There is no universal ARR threshold for Series B – the more relevant variables are growth rate, net revenue retention, and unit economics quality. Series B closes in the current market have happened at ARR ranging from $5M to $30M+, depending on sector and growth rate. The investor's question is not "how much ARR do you have?" but "is this business growing fast enough, with good enough unit economics, to be a compelling institutional venture investment?" A company at $8M ARR growing 200% year-over-year with strong net revenue retention will have an easier Series B process than a company at $15M ARR growing 40% year-over-year with deteriorating gross margin, regardless of absolute ARR.

How do you create competitive dynamics in a Series B process?

Competitive dynamics come from running a parallel process with genuine conviction from multiple firms at the same stage simultaneously. The mechanics: start first meetings across twenty to thirty firms in a compressed window (two to three weeks), advance the most interested firms to partner meetings in parallel rather than sequentially, and be transparent with interested investors about the timeline and that other firms are in the process. The competitive dynamic is driven by reality, not by manufacturing urgency – if your business is genuinely strong, firms will move at your timeline rather than lose the deal. Manufactured urgency with weak underlying business metrics produces skepticism, not competition.

What should a Series B deck include?

A Series B deck is fundamentally different from a Series A deck because it is evidence-based rather than vision-based. The Series B deck should include: a business model summary with the key operating metrics (not a feature list), the growth story with the actual data (ARR growth, new customer acquisition, existing customer expansion), the unit economics with cohort analysis summary (this is where the Series B deck earns or loses conviction – strong cohort data here is the highest-value content in the deck), the market opportunity grounded in actual customer acquisition data, the team with relevant experience and key hires planned, and the use of funds with specific initiatives and expected outcomes. The deck should be thirty slides or fewer and should not attempt to substitute for the model and data room.

How do you handle bridge financing versus going straight to Series B?

The bridge-versus-Series B decision is a timeline and metrics question. A bridge is warranted when: you have six to nine months of runway but need twelve to eighteen months to reach the metrics that make a Series B compelling, existing investors are willing to bridge at reasonable terms, and the metric gap between now and Series B metrics is credibly closable in the bridge period. A direct Series B is the right call when your current metrics are Series B-ready and the bridge would introduce cap table complexity and investor fatigue without meaningfully improving the raise outcome. The mistake to avoid: taking a bridge to delay a Series B conversation when the underlying metrics challenge will not be resolved by the bridge timeline.

How do existing Series A investors affect the Series B process?

Existing Series A investor behavior is one of the highest-signal inputs for Series B investors – they will ask your existing investors directly whether they are participating in the round.
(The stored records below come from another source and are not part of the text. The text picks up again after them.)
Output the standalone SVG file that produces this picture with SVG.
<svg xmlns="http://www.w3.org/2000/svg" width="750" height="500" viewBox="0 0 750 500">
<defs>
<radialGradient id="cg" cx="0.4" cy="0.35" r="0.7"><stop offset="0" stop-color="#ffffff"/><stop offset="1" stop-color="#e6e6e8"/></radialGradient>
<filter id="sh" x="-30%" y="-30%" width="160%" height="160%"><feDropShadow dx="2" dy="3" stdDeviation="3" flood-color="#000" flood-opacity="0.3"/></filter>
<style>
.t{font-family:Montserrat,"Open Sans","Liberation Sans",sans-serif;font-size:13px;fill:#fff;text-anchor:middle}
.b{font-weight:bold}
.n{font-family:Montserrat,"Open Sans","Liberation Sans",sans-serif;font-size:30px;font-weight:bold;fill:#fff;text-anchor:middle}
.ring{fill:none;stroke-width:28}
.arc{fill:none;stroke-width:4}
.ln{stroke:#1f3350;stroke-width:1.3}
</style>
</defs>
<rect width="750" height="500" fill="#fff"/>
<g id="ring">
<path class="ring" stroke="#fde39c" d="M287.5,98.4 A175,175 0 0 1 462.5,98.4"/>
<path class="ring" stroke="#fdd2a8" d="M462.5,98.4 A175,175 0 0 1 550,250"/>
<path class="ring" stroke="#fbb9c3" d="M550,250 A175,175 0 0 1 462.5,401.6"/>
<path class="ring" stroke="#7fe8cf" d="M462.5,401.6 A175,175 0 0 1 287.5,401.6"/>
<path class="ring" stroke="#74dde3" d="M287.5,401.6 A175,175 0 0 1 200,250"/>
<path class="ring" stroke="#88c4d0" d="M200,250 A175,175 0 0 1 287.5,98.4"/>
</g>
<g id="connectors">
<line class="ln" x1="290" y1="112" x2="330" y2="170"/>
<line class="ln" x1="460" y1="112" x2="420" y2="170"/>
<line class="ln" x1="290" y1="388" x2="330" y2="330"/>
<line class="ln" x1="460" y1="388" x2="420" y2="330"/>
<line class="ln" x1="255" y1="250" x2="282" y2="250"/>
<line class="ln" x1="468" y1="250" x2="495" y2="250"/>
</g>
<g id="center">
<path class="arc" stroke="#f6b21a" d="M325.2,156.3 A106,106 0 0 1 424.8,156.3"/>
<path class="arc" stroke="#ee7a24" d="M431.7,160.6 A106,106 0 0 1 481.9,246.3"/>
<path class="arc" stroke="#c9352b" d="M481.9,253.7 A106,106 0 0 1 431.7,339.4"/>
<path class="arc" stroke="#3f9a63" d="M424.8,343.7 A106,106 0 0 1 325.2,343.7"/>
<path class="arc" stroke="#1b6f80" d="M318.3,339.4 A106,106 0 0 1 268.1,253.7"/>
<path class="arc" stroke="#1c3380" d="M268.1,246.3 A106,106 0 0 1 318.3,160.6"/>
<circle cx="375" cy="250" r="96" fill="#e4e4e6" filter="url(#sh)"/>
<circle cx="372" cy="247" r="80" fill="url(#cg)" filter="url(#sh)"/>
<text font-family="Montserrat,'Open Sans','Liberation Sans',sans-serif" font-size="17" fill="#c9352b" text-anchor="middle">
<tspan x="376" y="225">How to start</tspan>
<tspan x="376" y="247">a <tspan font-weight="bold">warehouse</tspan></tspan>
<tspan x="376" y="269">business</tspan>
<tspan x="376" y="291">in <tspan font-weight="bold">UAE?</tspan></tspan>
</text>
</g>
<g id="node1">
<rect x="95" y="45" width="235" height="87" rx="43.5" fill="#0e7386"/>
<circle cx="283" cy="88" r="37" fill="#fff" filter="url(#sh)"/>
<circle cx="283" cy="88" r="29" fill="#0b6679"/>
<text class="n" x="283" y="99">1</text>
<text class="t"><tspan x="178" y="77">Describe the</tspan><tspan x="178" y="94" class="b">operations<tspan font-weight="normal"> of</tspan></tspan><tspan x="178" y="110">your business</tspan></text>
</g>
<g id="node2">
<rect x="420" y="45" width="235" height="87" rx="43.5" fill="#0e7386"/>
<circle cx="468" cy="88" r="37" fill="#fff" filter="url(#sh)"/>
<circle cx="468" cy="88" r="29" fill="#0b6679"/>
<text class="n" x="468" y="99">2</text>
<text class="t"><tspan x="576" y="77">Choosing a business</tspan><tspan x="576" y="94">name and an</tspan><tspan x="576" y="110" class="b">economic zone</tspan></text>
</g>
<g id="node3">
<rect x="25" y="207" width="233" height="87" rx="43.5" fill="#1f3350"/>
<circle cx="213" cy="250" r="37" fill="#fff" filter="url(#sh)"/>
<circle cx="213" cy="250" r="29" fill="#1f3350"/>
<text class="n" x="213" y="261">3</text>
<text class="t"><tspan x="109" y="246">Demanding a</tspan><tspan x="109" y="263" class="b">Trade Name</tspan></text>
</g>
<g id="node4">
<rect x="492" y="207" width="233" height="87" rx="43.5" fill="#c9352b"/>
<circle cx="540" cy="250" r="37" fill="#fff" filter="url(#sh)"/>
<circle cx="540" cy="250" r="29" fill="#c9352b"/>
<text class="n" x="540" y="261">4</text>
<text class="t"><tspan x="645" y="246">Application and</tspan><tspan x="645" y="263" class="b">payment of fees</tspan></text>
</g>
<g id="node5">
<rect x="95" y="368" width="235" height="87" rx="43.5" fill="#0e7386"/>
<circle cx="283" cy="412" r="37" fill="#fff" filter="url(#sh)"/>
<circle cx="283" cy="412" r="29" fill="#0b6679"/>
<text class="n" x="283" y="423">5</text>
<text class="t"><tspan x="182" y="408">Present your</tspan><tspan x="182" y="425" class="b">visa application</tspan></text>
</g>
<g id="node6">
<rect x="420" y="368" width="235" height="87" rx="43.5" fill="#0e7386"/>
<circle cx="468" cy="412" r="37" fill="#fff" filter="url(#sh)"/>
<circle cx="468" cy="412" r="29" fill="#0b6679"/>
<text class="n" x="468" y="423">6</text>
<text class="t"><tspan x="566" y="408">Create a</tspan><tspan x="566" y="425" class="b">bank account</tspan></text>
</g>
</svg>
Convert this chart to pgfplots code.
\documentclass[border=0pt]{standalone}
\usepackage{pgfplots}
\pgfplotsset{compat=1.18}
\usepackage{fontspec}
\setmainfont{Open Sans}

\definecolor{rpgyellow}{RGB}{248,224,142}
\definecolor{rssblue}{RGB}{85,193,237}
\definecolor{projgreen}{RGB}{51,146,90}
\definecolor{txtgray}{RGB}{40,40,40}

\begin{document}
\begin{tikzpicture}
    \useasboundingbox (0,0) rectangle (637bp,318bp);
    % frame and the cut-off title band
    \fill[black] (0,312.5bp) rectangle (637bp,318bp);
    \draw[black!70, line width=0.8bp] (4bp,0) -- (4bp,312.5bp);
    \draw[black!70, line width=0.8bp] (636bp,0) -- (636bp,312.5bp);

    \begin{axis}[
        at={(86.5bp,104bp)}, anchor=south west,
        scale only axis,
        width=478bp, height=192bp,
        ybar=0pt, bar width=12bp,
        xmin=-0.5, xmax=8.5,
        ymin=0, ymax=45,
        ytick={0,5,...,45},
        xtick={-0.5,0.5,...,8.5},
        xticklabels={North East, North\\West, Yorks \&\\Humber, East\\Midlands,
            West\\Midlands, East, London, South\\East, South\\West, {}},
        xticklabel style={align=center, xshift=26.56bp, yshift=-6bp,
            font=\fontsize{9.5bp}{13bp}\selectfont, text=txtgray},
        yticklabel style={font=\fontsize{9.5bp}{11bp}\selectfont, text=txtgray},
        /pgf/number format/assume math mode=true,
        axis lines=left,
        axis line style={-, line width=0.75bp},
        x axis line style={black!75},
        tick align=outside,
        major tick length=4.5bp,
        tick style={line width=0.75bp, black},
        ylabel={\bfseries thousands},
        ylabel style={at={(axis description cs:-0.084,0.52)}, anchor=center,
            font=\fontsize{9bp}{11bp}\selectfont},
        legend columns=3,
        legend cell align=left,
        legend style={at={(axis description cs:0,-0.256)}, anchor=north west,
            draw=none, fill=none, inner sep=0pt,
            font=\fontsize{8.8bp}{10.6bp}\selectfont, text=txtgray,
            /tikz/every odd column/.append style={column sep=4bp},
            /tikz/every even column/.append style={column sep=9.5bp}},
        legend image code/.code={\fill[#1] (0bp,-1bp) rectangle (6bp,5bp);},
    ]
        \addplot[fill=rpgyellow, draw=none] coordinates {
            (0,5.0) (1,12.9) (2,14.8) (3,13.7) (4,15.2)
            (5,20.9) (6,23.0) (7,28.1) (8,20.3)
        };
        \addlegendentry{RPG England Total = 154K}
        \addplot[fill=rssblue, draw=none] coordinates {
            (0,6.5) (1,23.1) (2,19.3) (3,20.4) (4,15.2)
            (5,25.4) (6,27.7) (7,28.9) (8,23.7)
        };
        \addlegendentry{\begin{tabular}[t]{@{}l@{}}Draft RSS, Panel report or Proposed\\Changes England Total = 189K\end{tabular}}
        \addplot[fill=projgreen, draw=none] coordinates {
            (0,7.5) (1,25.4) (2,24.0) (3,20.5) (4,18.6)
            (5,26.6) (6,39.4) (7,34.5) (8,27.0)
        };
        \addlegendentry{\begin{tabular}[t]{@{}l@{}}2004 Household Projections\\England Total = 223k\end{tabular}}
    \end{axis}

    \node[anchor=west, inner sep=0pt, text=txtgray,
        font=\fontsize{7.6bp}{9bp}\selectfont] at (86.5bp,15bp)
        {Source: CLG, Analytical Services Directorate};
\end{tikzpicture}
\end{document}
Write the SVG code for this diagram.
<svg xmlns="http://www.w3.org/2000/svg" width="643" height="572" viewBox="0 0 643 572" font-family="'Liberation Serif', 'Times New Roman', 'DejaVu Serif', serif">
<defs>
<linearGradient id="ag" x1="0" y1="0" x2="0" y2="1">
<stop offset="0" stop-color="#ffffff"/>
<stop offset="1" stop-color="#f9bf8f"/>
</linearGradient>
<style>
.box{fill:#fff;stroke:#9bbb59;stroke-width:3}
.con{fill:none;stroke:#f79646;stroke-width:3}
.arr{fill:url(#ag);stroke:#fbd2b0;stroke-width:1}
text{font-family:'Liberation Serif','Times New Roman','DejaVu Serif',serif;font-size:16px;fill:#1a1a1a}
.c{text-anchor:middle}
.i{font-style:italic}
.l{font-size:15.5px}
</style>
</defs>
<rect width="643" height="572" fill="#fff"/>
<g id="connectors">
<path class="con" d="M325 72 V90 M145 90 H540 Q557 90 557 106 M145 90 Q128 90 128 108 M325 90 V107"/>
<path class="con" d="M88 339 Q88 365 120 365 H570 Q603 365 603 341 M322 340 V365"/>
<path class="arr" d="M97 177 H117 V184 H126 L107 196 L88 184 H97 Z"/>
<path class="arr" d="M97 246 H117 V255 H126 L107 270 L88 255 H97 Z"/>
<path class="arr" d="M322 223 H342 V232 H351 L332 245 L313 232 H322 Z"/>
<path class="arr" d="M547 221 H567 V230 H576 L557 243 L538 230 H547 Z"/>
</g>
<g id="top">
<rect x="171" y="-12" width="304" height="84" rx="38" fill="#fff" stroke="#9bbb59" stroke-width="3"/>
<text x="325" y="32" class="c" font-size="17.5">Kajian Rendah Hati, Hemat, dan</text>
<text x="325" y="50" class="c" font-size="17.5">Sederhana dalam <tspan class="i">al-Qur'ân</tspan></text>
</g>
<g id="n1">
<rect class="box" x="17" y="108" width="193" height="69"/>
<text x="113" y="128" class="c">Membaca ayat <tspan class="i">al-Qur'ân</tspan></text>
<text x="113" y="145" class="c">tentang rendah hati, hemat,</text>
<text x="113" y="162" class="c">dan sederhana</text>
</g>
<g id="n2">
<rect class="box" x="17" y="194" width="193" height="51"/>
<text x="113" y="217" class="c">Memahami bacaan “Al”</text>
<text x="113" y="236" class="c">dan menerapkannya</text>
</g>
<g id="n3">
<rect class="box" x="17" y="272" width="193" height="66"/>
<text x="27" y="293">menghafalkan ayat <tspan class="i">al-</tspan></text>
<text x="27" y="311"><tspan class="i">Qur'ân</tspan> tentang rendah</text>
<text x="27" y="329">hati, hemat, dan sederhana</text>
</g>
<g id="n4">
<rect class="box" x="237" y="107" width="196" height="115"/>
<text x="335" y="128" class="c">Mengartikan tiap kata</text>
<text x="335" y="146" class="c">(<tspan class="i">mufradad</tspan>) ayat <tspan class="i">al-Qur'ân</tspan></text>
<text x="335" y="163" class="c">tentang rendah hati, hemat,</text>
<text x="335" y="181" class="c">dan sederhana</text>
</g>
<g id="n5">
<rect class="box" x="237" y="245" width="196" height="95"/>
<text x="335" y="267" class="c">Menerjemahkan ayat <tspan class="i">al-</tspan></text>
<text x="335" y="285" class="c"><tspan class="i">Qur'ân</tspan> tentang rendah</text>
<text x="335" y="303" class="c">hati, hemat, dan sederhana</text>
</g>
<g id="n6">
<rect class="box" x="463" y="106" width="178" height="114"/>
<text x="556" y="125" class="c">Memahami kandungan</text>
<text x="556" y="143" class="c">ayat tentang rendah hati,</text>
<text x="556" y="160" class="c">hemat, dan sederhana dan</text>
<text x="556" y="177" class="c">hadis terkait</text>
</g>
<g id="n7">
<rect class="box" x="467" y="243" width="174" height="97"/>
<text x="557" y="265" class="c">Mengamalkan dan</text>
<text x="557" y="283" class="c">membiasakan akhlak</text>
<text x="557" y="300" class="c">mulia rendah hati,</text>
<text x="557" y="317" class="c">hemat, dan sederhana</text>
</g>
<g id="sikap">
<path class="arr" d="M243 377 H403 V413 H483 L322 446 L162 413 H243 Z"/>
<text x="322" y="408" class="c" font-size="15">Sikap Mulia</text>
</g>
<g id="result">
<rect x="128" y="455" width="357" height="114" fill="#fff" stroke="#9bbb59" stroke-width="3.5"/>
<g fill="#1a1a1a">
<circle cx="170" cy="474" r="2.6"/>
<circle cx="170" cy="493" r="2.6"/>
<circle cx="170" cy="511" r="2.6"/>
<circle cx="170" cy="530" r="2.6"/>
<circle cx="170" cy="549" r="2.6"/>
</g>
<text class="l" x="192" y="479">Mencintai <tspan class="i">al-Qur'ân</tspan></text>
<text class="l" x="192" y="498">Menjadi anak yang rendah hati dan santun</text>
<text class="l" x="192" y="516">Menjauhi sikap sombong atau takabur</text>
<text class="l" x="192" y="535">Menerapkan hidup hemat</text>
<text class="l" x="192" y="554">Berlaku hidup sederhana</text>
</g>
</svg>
An existing investor who is enthusiastically leading or co-leading the Series B sends a strong signal; an existing investor who is not participating sends a strong negative signal that requires explicit explanation. Before launching the Series B process, have direct conversations with every Series A investor about their participation intent. If an existing investor will not participate, understand the specific reason and be prepared to address it when Series B investors ask – which they will. The worst outcome is learning mid-process that an existing investor is not participating and not understanding why.